--- Start of Input for this task ---
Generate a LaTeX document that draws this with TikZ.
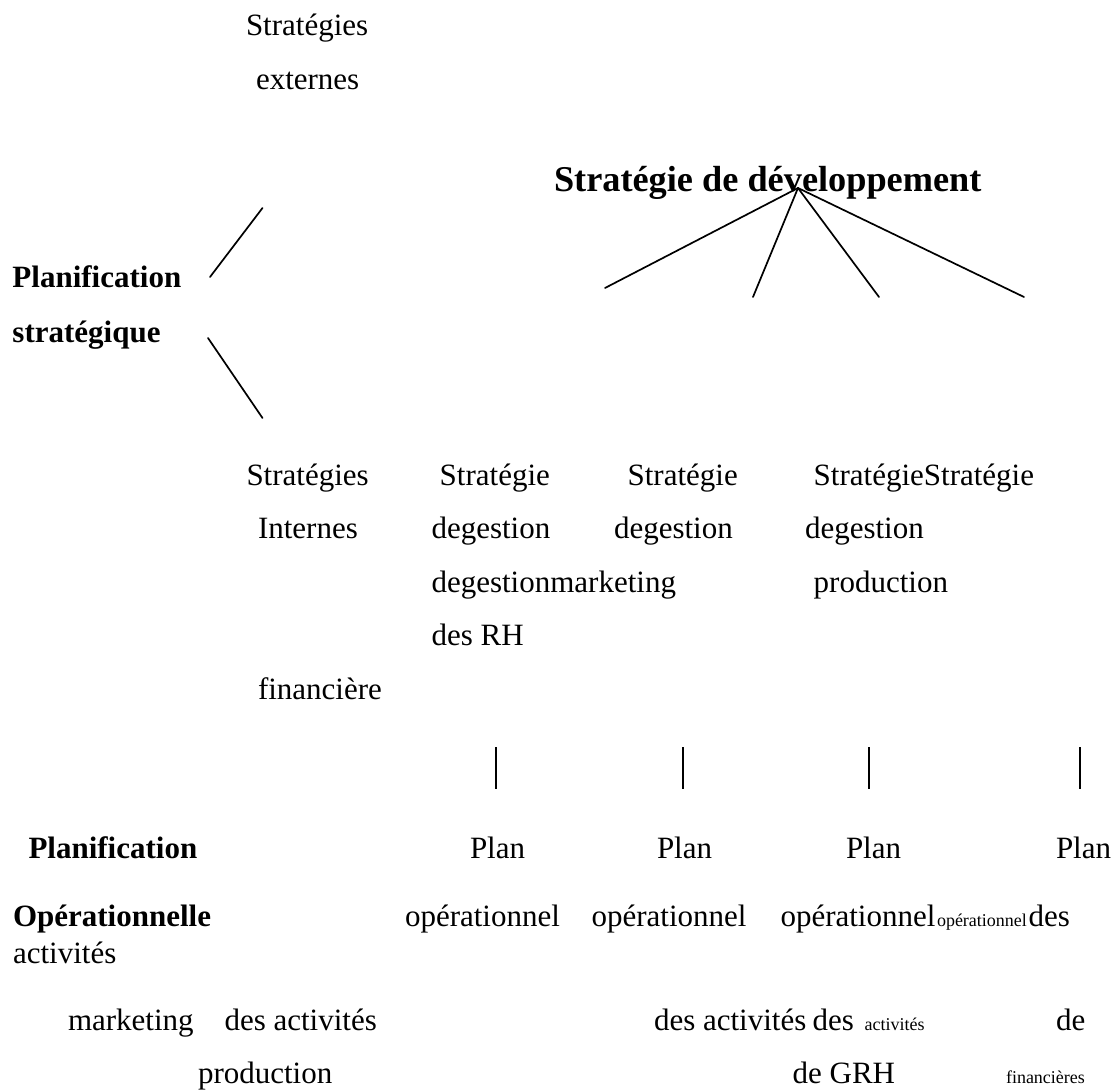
\documentclass[tikz,border=0pt]{standalone}
\usepackage{fontspec}
\setmainfont{Liberation Serif}
\begin{document}
\begin{tikzpicture}[x=1pt,y=-1pt,
  txt/.style={anchor=base west,inner sep=0pt,outer sep=0pt,font=\fontsize{31}{37}\selectfont},
  boldtxt/.style={txt,font=\fontsize{31}{37}\selectfont\bfseries},
  titletxt/.style={txt,font=\fontsize{36.3}{43}\selectfont\bfseries},
  smalltxt/.style={txt,font=\fontsize{18}{22}\selectfont},
  link/.style={line width=1.7pt,line cap=round},
  bar/.style={line width=1.8pt}]
\useasboundingbox (0,0) rectangle (1112,1090);

% top: external strategies and development strategy
\node[txt] (ext1) at (246,35) {Stratégies};
\node[txt] (ext2) at (256,89) {externes};
\node[titletxt] (dev) at (554,191) {Stratégie de développement};

% strategic planning with its two branches
\node[boldtxt] (ps1) at (12.5,287) {Planification};
\node[boldtxt] (ps2) at (12.5,342) {stratégique};
\coordinate (bUpA) at (210,277);
\coordinate (bUpB) at (262.5,208);
\coordinate (bLoA) at (208,338);
\coordinate (bLoB) at (262.5,418);
\draw[link] (bUpA) -- (bUpB);
\draw[link] (bLoA) -- (bLoB);

% fan of lines under the development strategy
\coordinate (apex) at (798,188);
\coordinate (f1) at (605,288);
\coordinate (f2) at (753,297);
\coordinate (f3) at (879,297);
\coordinate (f4) at (1024,297);
\foreach \e in {f1,f2,f3,f4} \draw[link] (apex) -- (\e);

% internal strategies block
\node[txt] (r1a) at (246.5,485) {Stratégies};
\node[txt] (r1b) at (439.7,485) {Stratégie};
\node[txt] (r1c) at (627.6,485) {Stratégie};
\node[txt] (r1d) at (813.7,485) {StratégieStratégie};
\node[txt] (r2a) at (258,538) {Internes};
\node[txt] (r2b) at (431.5,538) {degestion};
\node[txt] (r2c) at (614,538) {degestion};
\node[txt] (r2d) at (805,538) {degestion};
\node[txt] (r3a) at (431.5,592) {degestionmarketing};
\node[txt] (r3b) at (813.7,592) {production};
\node[txt] (r4a) at (431.5,645) {des RH};
\node[txt] (r5a) at (258,699) {financière};

% vertical bars
\foreach \i/\x in {1/495.7,2/682.7,3/869,4/1079.6}{
  \coordinate (vt\i) at (\x,747);
  \coordinate (vb\i) at (\x,789);
  \draw[bar] (vt\i) -- (vb\i);
}

% operational planning block
\node[boldtxt] (po1) at (28.5,858) {Planification};
\node[txt] (pl1) at (470,858) {Plan};
\node[txt] (pl2) at (657,858) {Plan};
\node[txt] (pl3) at (846,858) {Plan};
\node[txt] (pl4) at (1056,858) {Plan};

\node[boldtxt] (po2) at (13,926) {Opérationnelle};
\node[txt] (op1) at (405,926) {opérationnel};
\node[txt] (op2) at (591.6,926) {opérationnel};
\node[txt] (op3) at (780.5,926) {opérationnel};
\node[smalltxt] (op4) at (937,926) {opérationnel};
\node[txt] (op5) at (1028.5,926) {des};

\node[txt] (ac1) at (13,963) {activités};

\node[txt] (m1) at (68,1030) {marketing};
\node[txt] (m2) at (224.5,1030) {des activités};
\node[txt] (m3) at (654,1030) {des activités};
\node[txt] (m4) at (812.5,1030) {des};
\node[smalltxt] (m5) at (864.6,1030) {activités};
\node[txt] (m6) at (1056,1030) {de};

\node[txt] (n1) at (198,1083) {production};
\node[txt] (n2) at (792.6,1083) {de GRH};
\node[smalltxt] (n3) at (1006,1083) {financières};
\end{tikzpicture}
\end{document}
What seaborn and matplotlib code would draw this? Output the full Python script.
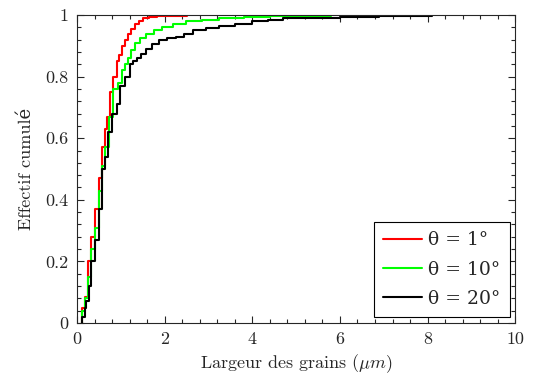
--- End of Input for this task ---
● Short problem
Print the data above verbatim from the first line through the line holding "(dev) at (554,191)", leaving every picture out.

● Solution
Generate a LaTeX document that draws this with TikZ.
\documentclass[tikz,border=0pt]{standalone}
\usepackage{fontspec}
\setmainfont{Liberation Serif}
\begin{document}
\begin{tikzpicture}[x=1pt,y=-1pt,
  txt/.style={anchor=base west,inner sep=0pt,outer sep=0pt,font=\fontsize{31}{37}\selectfont},
  boldtxt/.style={txt,font=\fontsize{31}{37}\selectfont\bfseries},
  titletxt/.style={txt,font=\fontsize{36.3}{43}\selectfont\bfseries},
  smalltxt/.style={txt,font=\fontsize{18}{22}\selectfont},
  link/.style={line width=1.7pt,line cap=round},
  bar/.style={line width=1.8pt}]
\useasboundingbox (0,0) rectangle (1112,1090);

% top: external strategies and development strategy
\node[txt] (ext1) at (246,35) {Stratégies};
\node[txt] (ext2) at (256,89) {externes};
\node[titletxt] (dev) at (554,191) {Stratégie de développement};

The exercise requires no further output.